In the doctor’s waiting room Mrs. Jennings had leafed through the magazines. ‘Go out and get a new hair-do,’ they all advised, as a way to reclaim lost love. ‘Have a facial, dress yourself up a bit glam.’ She went out and got a new hair-do, had a facial, bought some bright-ish new clothes. ‘What in God’s name are you doing to yourself now?’ said Mr. Jennings, on the next of the rare visits. They were becoming almost non-existent.
She had had a little drinkie and now she embarked upon another of her humble jokes. ‘I read in a magazine that the way to get back my husband’s love was to make myself look glamorous.’
‘Well, you’ve made yourself look a freak,’ he said.
More than one little drinkie, actually; several little drinkies. She tottered up to her feet, took the decanter by its stout glass neck and lifted it above her head. He gave her one look of stunned amazement and, as the bottle hit him, stepped back and fell, grazing his temple on the hard edge of the marble mantelpiece. She put back the decanter slowly on its tray and knelt down beside him. After a little while she realised that he was dead.
Wonderful how it sobered you up. One minute, you were half tight, reeling, stupefied, boiling up within you the pain and indignation of the ultimate insult; and all of a sudden cool again, cold again, aware and very much afraid. But thinking, quickly. I hardly touched him. Well, yes, I hit him. But he scraped his head on the mantelpiece as he fell, it could have been that. I could just have been—talking to him. He’d had a few drinks before he came, he slipped and fell backwards, he banged his poor head. I didn’t hit him, I didn’t touch him, it’s nothing to do with me. And she picked up the decanter and wiped from its neck any grip marks that might be there, and handled it as though it had been used merely for p
ouring out whiskies, and put it back on its tray. And knelt down again—and touched with her fingers the blood oozing from his head wound, and tweaked out a grey hair, and stood up and smeared her finger against the edge of the mantelpiece, and held the hair against it so that it stuck there….It was horrid, doing it, but she knew, as she had known at the doctor’s with a flash of insight, that in fact she no longer loved him, wouldn’t really have wanted him back: to touch him did not terribly upset her. It will be nicer without him, she thought. I can move away, where I won’t be looked down on, be talked about, by those horrible people up there, out on the balcony.
Out on the balcony! On this sunshine-y evening, they would be out on the balcony—leaning over, peering into her window: seeing it all!
‘He’s fell over,’ said the old woman. ‘He’s lying there. She’s—what’s she doing now?’

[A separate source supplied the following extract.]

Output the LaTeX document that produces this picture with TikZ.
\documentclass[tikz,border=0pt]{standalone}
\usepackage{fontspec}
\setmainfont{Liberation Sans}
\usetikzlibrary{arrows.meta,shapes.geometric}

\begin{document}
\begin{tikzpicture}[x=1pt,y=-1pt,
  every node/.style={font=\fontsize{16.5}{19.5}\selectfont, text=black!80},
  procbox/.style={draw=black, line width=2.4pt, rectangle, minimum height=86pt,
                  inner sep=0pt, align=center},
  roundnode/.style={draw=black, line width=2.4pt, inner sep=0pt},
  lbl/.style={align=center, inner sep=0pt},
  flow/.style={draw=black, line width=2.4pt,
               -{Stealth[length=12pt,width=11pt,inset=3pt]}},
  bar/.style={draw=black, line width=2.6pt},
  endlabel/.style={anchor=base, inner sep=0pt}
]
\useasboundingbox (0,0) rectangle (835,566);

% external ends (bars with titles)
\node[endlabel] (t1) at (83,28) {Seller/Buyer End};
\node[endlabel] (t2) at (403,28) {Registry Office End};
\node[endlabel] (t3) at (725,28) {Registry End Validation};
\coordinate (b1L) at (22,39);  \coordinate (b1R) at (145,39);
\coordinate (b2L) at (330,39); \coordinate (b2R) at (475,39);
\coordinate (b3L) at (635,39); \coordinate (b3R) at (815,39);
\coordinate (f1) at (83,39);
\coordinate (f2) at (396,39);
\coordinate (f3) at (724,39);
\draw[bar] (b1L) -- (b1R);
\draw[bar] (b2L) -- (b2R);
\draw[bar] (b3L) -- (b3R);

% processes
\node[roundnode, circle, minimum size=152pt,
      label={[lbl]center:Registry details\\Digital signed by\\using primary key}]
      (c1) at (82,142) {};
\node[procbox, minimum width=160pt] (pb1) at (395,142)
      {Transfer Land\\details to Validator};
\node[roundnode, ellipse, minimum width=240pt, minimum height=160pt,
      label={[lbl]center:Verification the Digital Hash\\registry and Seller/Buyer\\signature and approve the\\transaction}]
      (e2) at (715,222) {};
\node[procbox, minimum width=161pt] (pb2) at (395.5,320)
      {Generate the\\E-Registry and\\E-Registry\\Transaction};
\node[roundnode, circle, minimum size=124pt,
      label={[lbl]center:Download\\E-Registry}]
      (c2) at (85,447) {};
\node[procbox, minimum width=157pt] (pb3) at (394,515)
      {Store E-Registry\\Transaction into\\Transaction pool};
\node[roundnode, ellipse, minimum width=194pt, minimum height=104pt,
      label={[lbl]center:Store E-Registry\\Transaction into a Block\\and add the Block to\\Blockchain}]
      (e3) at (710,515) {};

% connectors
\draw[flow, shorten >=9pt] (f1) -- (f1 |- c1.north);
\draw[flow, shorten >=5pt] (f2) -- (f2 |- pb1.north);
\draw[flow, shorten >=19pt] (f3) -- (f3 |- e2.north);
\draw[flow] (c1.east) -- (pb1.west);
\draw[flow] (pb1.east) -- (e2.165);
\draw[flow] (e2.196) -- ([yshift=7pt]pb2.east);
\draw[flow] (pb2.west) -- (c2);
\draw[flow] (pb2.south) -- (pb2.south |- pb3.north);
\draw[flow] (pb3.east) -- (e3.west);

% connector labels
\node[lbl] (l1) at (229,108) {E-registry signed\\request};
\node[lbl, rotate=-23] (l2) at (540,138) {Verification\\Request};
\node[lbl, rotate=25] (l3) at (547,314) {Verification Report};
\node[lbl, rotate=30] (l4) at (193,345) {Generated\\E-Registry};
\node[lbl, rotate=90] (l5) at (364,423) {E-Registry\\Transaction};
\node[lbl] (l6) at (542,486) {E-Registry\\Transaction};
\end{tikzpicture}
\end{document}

‘Leaning over him,’ said the daughter. ‘He’s dead, she can see he’s dead. She’s killed him.’
‘Hit him with that there glass bottle,’ said the daughter’s husband. ‘What’s she up to now?’

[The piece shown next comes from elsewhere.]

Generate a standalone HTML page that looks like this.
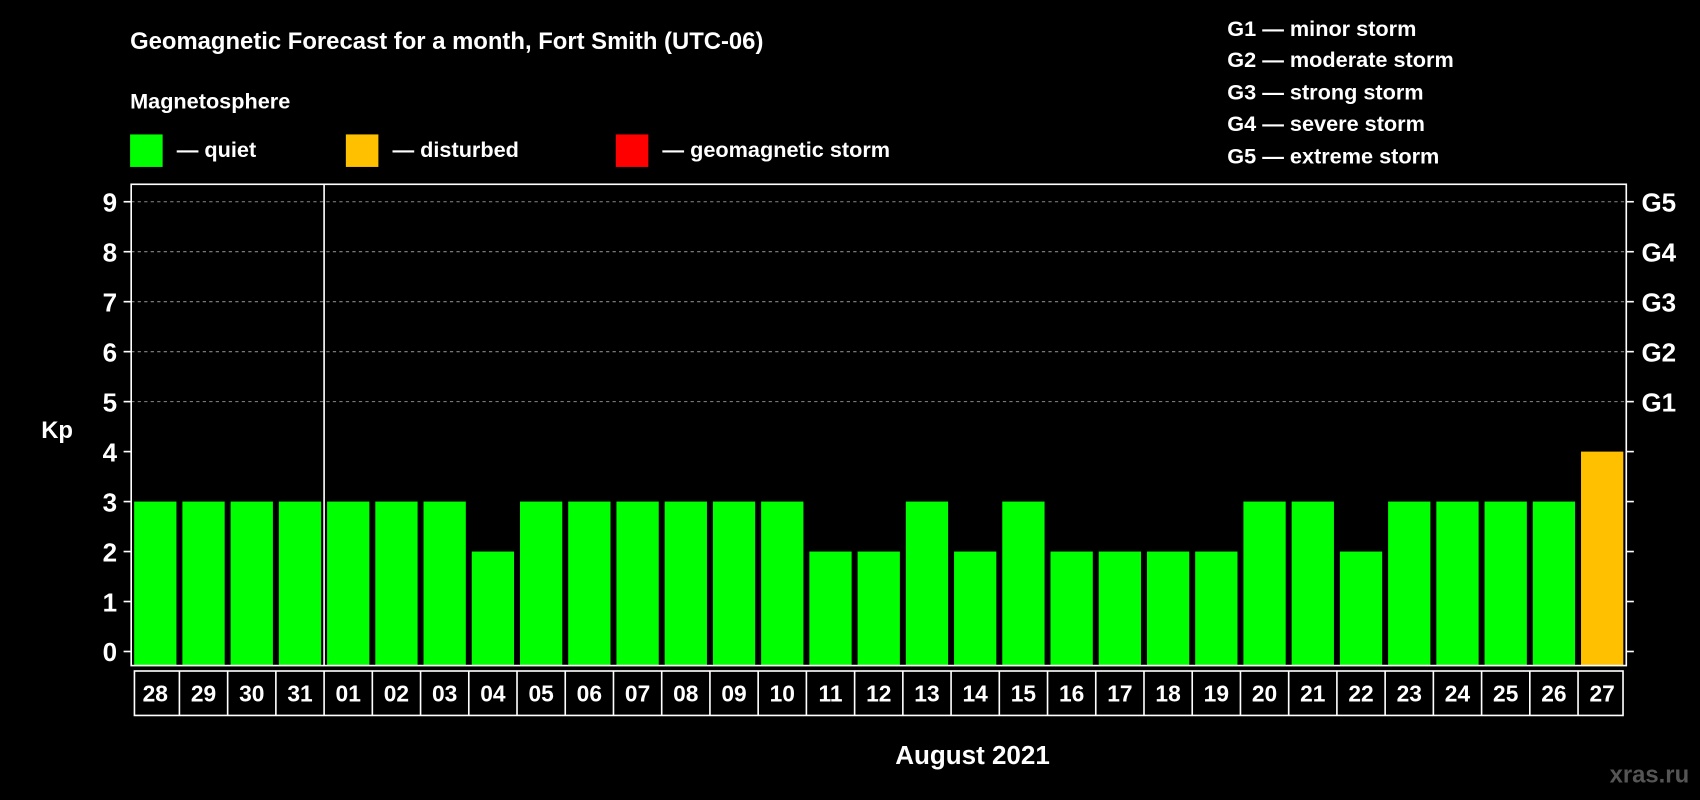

‘Wiping the neck of it,’ said the granddaughter.
‘Covering up her traces,’ said the grandson, eagerly.
‘Kneeling down again. She’s… Will I never!’ said the daughter. ‘What’s all this for?’
‘Blood on the mantelpiece. She’s going to pretend he hit his head there. Going to pretend he was drinking and fell over. Just slipped and fell, she never hit him, it’s nothing to do with her. I’ll tell you what,’ said the old grandfather, slowly, ‘I think we should inform the police….’
Mrs. Jennings stood listening—listening….She could almost hear them now, she knew so well what they would be saying. After a little while, she went to the telephone. ‘Police? Would you come round.’ She gave her address. ‘I think I’ve just killed my husband. He’s lying here dead.’ She replaced the receiver and went and stood in the window, looking up at them. ‘I don’t know why I said “I think”,’ she said. ‘You’ll tell them anyway.’
‘Police?’ the daughter’s husband was saying. ‘You’d better come round. We’ve just seen a murder committed.’